The implementation of Pharmacogenomics is based on biomedical information integration (MedII) technology, that can standardize, de-identify, integrate, and correlate clinical trials with genomic and image metadata which are described in diverse formats and vocabularies and scattered in disparate islands of data. The data is then also integrated with public data sources such as PubMed and GenBank. Biomedical information integration technology is vital in the various clinical trials phases, in the submission process to the regulatory authorities such as the FDA as well as in the post drug development phase, by finding implications that are deduced from a large scale usage of the drug, or when drug resistance is encountered.
Pharmacogenomics Example - EuResist
EuResist, a pharmacogenomics project, integrates viral genomics with clinical data in order to predict responses to anti-HIV treatment.
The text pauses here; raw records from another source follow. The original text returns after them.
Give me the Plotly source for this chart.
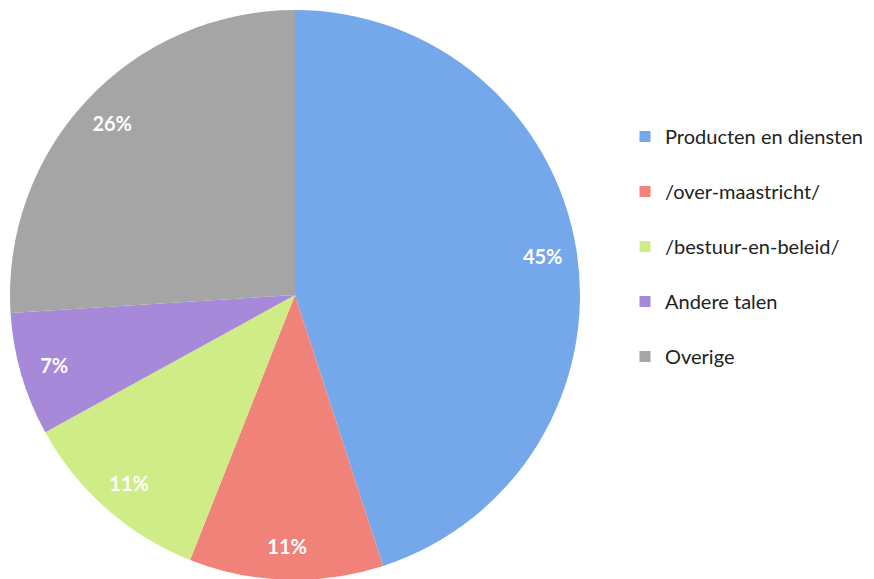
import plotly.graph_objects as go

labels = ["Producten en diensten", "/over-maastricht/", "/bestuur-en-beleid/", "Andere talen", "Overige"]
values = [45, 11, 11, 7, 26]
colors = ["#74A8EA", "#F08279", "#CFEC86", "#A689D8", "#A5A5A5"]

# page has an 8px body margin, so positions below are shifted by that
pie_domain = dict(x=[2 / 874, 572 / 874], y=[7 / 579, 577 / 579])

fig = go.Figure()

# the coloured slices
fig.add_trace(go.Pie(
    labels=labels,
    values=values,
    sort=False,
    direction="clockwise",
    rotation=0,
    marker=dict(colors=colors, line=dict(width=0)),
    textinfo="none",
    domain=pie_domain,
    showlegend=False,
    hoverinfo="label+percent",
))

# transparent ring on top, only to push the percentages out towards the rim
fig.add_trace(go.Pie(
    labels=labels,
    values=values,
    sort=False,
    direction="clockwise",
    rotation=0,
    hole=0.76,
    marker=dict(colors=["rgba(0,0,0,0)"] * len(values), line=dict(width=0)),
    textinfo="percent",
    textposition="inside",
    insidetextorientation="horizontal",
    textfont=dict(family="Lato", size=20, color="white", weight="bold"),
    domain=pie_domain,
    showlegend=False,
    hoverinfo="skip",
))

# legend entries, one group each so the spacing can be opened up
for name, col in zip(labels, colors):
    fig.add_trace(go.Scatter(
        x=[None], y=[None], mode="markers", name=name,
        legendgroup=name,
        marker=dict(symbol="square", size=11, color=col),
    ))

fig.update_xaxes(visible=False)
fig.update_yaxes(visible=False)
fig.update_layout(
    width=874, height=579,
    margin=dict(l=0, r=0, t=0, b=0),
    paper_bgcolor="white", plot_bgcolor="white",
    legend=dict(
        x=617 / 874, y=1 - 109 / 579, xanchor="left", yanchor="top",
        font=dict(family="Lato", size=20, color="#222222"),
        tracegroupgap=26, itemclick=False,
    ),
)

fig.write_html("out.html")
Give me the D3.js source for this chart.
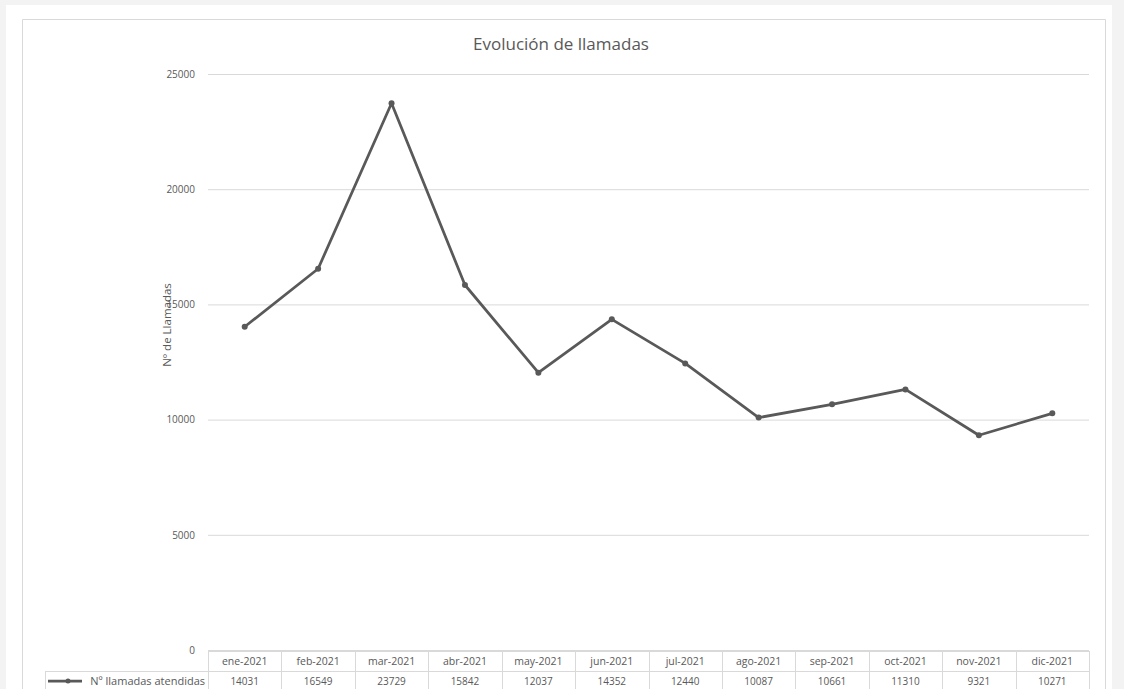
<!DOCTYPE html>
<html>
<head>
<meta charset="utf-8">
<script src="https://cdn.jsdelivr.net/npm/d3@7"></script>
<style>
  html, body { margin: 0; padding: 0; background: #f3f3f3; overflow: hidden; }
  svg { display: block; font-family: "Open Sans", sans-serif; }
</style>
</head>
<body>
<svg width="1124" height="689"></svg>
<script>
const months = ["ene-2021", "feb-2021", "mar-2021", "abr-2021", "may-2021", "jun-2021",
  "jul-2021", "ago-2021", "sep-2021", "oct-2021", "nov-2021", "dic-2021"];
const calls = [14031, 16549, 23729, 15842, 12037, 14352, 12440, 10087, 10661, 11310, 9321, 10271];
const yTicks = [0, 5000, 10000, 15000, 20000, 25000];
const seriesName = "Nº llamadas atendidas";
const title = "Evolución de llamadas";
const yTitle = "Nº de Llamadas";

const width = 1124;
const height = 689;
const margin = { top: 74, right: 35, bottom: 39, left: 208 };
const innerWidth = width - margin.left - margin.right;
const innerHeight = height - margin.top - margin.bottom;
const textColor = "#595959";
const lineColor = "#595959";
const gridColor = "#d9d9d9";

const svg = d3.select("svg");

// page panel + chart frame (open at the bottom, like the cropped screenshot)
svg.append("rect").attr("x", 6).attr("y", 5).attr("width", 1106).attr("height", height - 5).attr("fill", "#fff");
svg.append("path")
  .attr("d", `M22.5,${height} V19.5 H1105.5 V${height}`)
  .attr("fill", "none").attr("stroke", "#d9d9d9");

svg.append("text")
  .attr("x", 561)
  .attr("y", 50)
  .attr("text-anchor", "middle")
  .attr("font-size", 17)
  .attr("fill", textColor)
  .text(title);

const xScale = d3.scaleBand().domain(months).range([0, innerWidth]);
const yScale = d3.scaleLinear().domain([0, 25000]).range([innerHeight, 0]);

const chart = svg.append("g").attr("transform", `translate(${margin.left}, ${margin.top})`);

// gridlines + y labels
const yAxis = chart.append("g")
  .call(d3.axisLeft(yScale).tickValues(yTicks).tickFormat(d3.format("d")).tickSize(-innerWidth).tickPadding(13));
yAxis.select(".domain").remove();
yAxis.selectAll(".tick line").attr("stroke", gridColor);
yAxis.selectAll(".tick text").attr("fill", textColor).attr("font-size", 10).attr("font-family", "'Open Sans', sans-serif");

svg.append("text")
  .attr("transform", "rotate(-90)")
  .attr("x", -325)
  .attr("y", 171)
  .attr("text-anchor", "middle")
  .attr("font-size", 11.5)
  .attr("fill", textColor)
  .text(yTitle);

// line
const cx = (i) => xScale(months[i]) + xScale.bandwidth() / 2;
const line = d3.line()
  .x((d, i) => cx(i))
  .y((d) => yScale(d));

chart.append("path")
  .datum(calls)
  .attr("fill", "none")
  .attr("stroke", lineColor)
  .attr("stroke-width", 2.75)
  .attr("stroke-linejoin", "round")
  .attr("d", line);

chart.selectAll(".pt")
  .data(calls)
  .enter()
  .append("circle")
  .attr("class", "pt")
  .attr("cx", (d, i) => cx(i))
  .attr("cy", (d) => yScale(d))
  .attr("r", 3)
  .attr("fill", lineColor);

// data table
const rowH = 20;
const table = chart.append("g").attr("transform", `translate(0, ${innerHeight + 1})`);
table.append("line").attr("x1", 0).attr("x2", innerWidth).attr("y1", 0.5).attr("y2", 0.5).attr("stroke", gridColor);
table.append("line").attr("x1", 45 - margin.left).attr("x2", innerWidth).attr("y1", rowH + 0.5).attr("y2", rowH + 0.5).attr("stroke", gridColor);
table.append("line").attr("x1", 45.5 - margin.left).attr("x2", 45.5 - margin.left).attr("y1", rowH).attr("y2", 40).attr("stroke", gridColor);

table.selectAll(".vline")
  .data(d3.range(months.length + 1))
  .enter()
  .append("line")
  .attr("x1", (i) => Math.round(i * xScale.bandwidth()) + 0.5)
  .attr("x2", (i) => Math.round(i * xScale.bandwidth()) + 0.5)
  .attr("y1", 0)
  .attr("y2", 40)
  .attr("stroke", gridColor);

table.selectAll(".month")
  .data(months)
  .enter()
  .append("text")
  .attr("x", (d) => xScale(d) + xScale.bandwidth() / 2)
  .attr("y", 14)
  .attr("text-anchor", "middle")
  .attr("font-size", 10.5)
  .attr("fill", textColor)
  .text((d) => d);

table.selectAll(".val")
  .data(calls)
  .enter()
  .append("text")
  .attr("x", (d, i) => cx(i))
  .attr("y", rowH + 13.5)
  .attr("text-anchor", "middle")
  .attr("font-size", 10)
  .attr("fill", textColor)
  .text((d) => d);

// legend key inside table
const key = table.append("g").attr("transform", `translate(${48 - margin.left}, ${rowH + 10})`);
key.append("line").attr("x1", 0).attr("x2", 34).attr("y1", 0).attr("y2", 0)
  .attr("stroke", lineColor).attr("stroke-width", 2.75);
key.append("circle").attr("cx", 20).attr("cy", 0).attr("r", 2.5).attr("fill", lineColor);
table.append("text")
  .attr("x", -3)
  .attr("y", rowH + 13.5)
  .attr("text-anchor", "end")
  .attr("font-size", 11)
  .attr("fill", textColor)
  .text(seriesName);
</script>
</body>
</html>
The EuResist project aims at developing a European integrated system for clinical management of antiretroviral drug resistance. The system will provide clinicians with a prediction of response to antiretroviral treatment in HIV patients, thus helping them choose the best drugs and drug combinations for any given HIV genetic variant. To this end, The Haifa MedII technology will be used to generate a huge European integrated data set, linking some of the largest existing resistance databases.